I guess I used to think a lot about, when I was younger, I used to angst about Technique and this and that and the other, but I think it's part of just like learning it, then forgetting it, and then you just go do it.
Like you do your show every day, you know what I mean?
Sure, you do your show differently than when you first started doing your show, when you got out of the business, right?
You don't angst about as much stuff as you used to, because it's become very natural to you.
It's a really great job to have.
It's great work if you can get it, being an actor, because it beats working for a living.
That's what, you know, like cocaine back then was like, you know, in movie budgets and stuff.
And, you know, there was this, I remember there was a cover story in People magazine about cocaine, about how it wasn't addictive and, you know, it was a party drug and, you know, harmless.
Then John Belushi died and that really changed everything for everybody.
But my personal experience was that, you know, it was fun.
That it was fun with problems, but then it was just problems.
And, you know, affected my sleep.
I think it affected my work.
I really do think so.
And, you know, it affects your life.
When your life kind of becomes unmanageable about it.
That's when it's, you have to do something.
But I had one of those white light experiences.
I had a band at that time, and we were The Eclectics.
The night we got our record deal at the Palace Theatre over on Vine Street, we got a record deal performing that night, and we broke up in the dressing room right after.
Because of me.
Because, you know, I was just a little out of control, I think, you know?
I just wasn't reliable.
And I had a white light experience and I put myself in rehab the next day.
And I was lucky I got it the first time.
Although it was like about, it was about three years of like grinding my teeth.
And you know, what it does to your nervous system, you know, pretty much grinds those synapses down.
And, uh, But to stay away from it, it was kind of like grinding my teeth and, you know, meetings and stuff, meetings every day.
And because they say, you know, it's a spiritual problem is really what it is.
You're trying to fill a hole there, that it's a spiritual hole, really.
And that's what drugs are, you know?
They make you feel like everything's great, but you take away the drug and that's gone.
But it's a spiritual problem, and so that's when I've read the Bible like about five times in my life over different periods and started getting back into that.
Before that, you know, I'd rather go back.
As far as my history on that is, I grew up Baptist, Southern Baptist, you know, and I became disillusioned with churchianity.
I think around 12, 13, which I think a lot of teenagers start to question their life anyway.
And I read a book called Siddhartha, Herman Hess, which really turned me towards Eastern philosophy because it's a very new thing in Eastern religion.
Buddhism, Hinduism, I read the Dhammapada, I read the Bhagavad Gita, I read the Koran, as well as the Bible.
But after rehab, I went back, and this is after about three years, and I read the Bible again, and really what stood out were the red words of Jesus to me.
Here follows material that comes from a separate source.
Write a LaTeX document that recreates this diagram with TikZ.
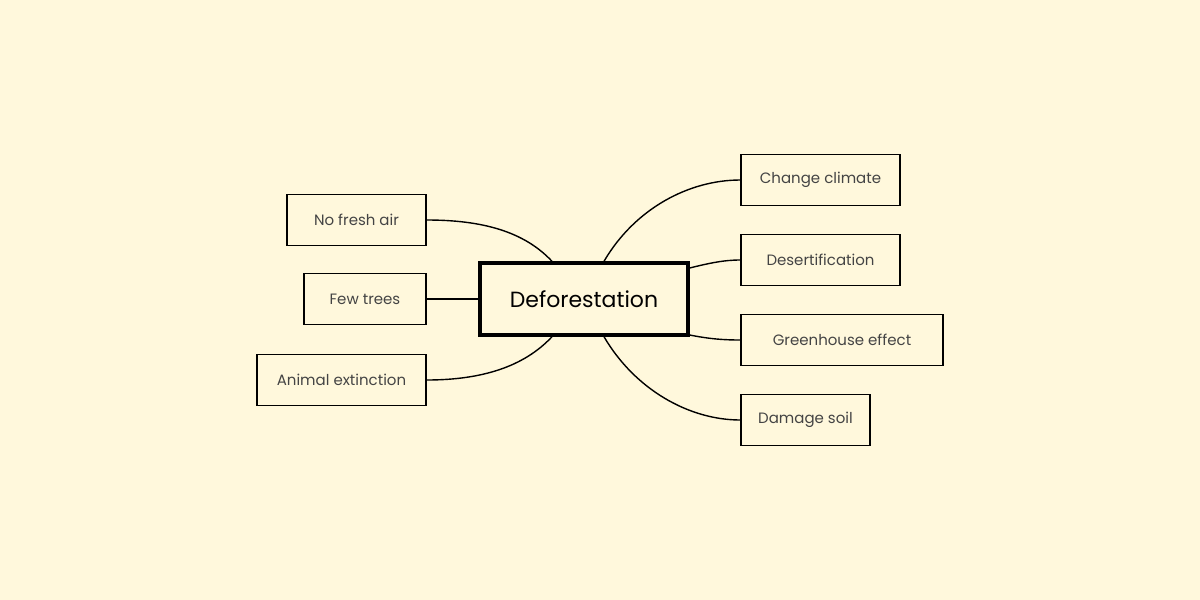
\documentclass[tikz,border=0pt]{standalone}
\usepackage{fontspec}
\setmainfont{Poppins}
\definecolor{paper}{HTML}{FFF8DC}
\definecolor{ink}{HTML}{444444}
\tikzset{
	leaf/.style={draw, line width=0.75pt, text=ink, minimum height=25.5pt, inner sep=0pt,
		font=\fontsize{7.5}{9}\selectfont},
	root/.style={draw, line width=1.7pt, minimum width=104pt, minimum height=36pt,
		inner sep=0pt, font=\fontsize{11}{13}\selectfont},
	link/.style={line width=0.7pt}
}
\begin{document}
\begin{tikzpicture}[x=0.5pt,y=-0.5pt]
	\fill[paper] (0,0) rectangle (1200,600);
	\useasboundingbox (0,0) rectangle (1200,600);
	
	\node[root] (cen) at (584,299) {Deforestation};
	
	\node[leaf, minimum width=69.5pt] (air) at (356.5,220) {No fresh air};
	\node[leaf, minimum width=61pt] (trees) at (365,299) {Few trees};
	\node[leaf, minimum width=84.5pt] (animal) at (341.5,380) {Animal extinction};
	
	\node[leaf, minimum width=79.5pt] (climate) at (820.5,180) {Change climate};
	\node[leaf, minimum width=79.5pt] (desert) at (820.5,260) {Desertification};
	\node[leaf, minimum width=101pt] (green) at (842,340) {Greenhouse effect};
	\node[leaf, minimum width=64.5pt] (soil) at (805.5,420) {Damage soil};
	
	\coordinate (cnw) at ([xshift=-16pt]cen.north);
	\coordinate (cne) at ([xshift=10pt]cen.north);
	\coordinate (csw) at ([xshift=-16pt]cen.south);
	\coordinate (cse) at ([xshift=10pt]cen.south);
	\coordinate (ceu) at ([yshift=15.5pt]cen.east);
	\coordinate (ced) at ([yshift=-18pt]cen.east);
	
	\draw[link] (air.east) .. controls +(55,0) and +(-28,-30) .. (cnw);
	\draw[link] (trees.east) -- (cen.west);
	\draw[link] (animal.east) .. controls +(55,0) and +(-28,30) .. (csw);
	
	\draw[link] (cne) .. controls +(31,-53) and +(-51,0) .. (climate.west);
	\draw[link] (ceu) .. controls +(20,-5) and +(-16,0) .. (desert.west);
	\draw[link] (ced) .. controls +(20,4) and +(-16,0) .. (green.west);
	\draw[link] (cse) .. controls +(31,53) and +(-51,0) .. (soil.west);
	\end{tikzpicture}
\end{document}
That's what started, for the first time for me, a personal relationship with God, which continued to nurture and grow and ebb and flow.
But, you know, that was the thing that I think that really got me through it.
Obviously we all deal with failure and I think that's the side of American success that people don't often see, is all the failures that lead to the successes or that are the after effects of a success.
How do you deal with, you know, you put an enormous amount of sweat and toil into a movie and it doesn't end up being what you want it to be or it fails in It's very disappointing, man.
And for those who are like your age, you know, you get a glimpse into what this country used to be like.
And for those like my age, you're reminded what this country was and what it still can be, too.
It was a great time.
as a nation for us and we went through to the very similar times to push through and become a nation that believed in itself again.
That's what I would like to see, you know, is for the American people who have great faith in, we start believing in ourselves again and in each other.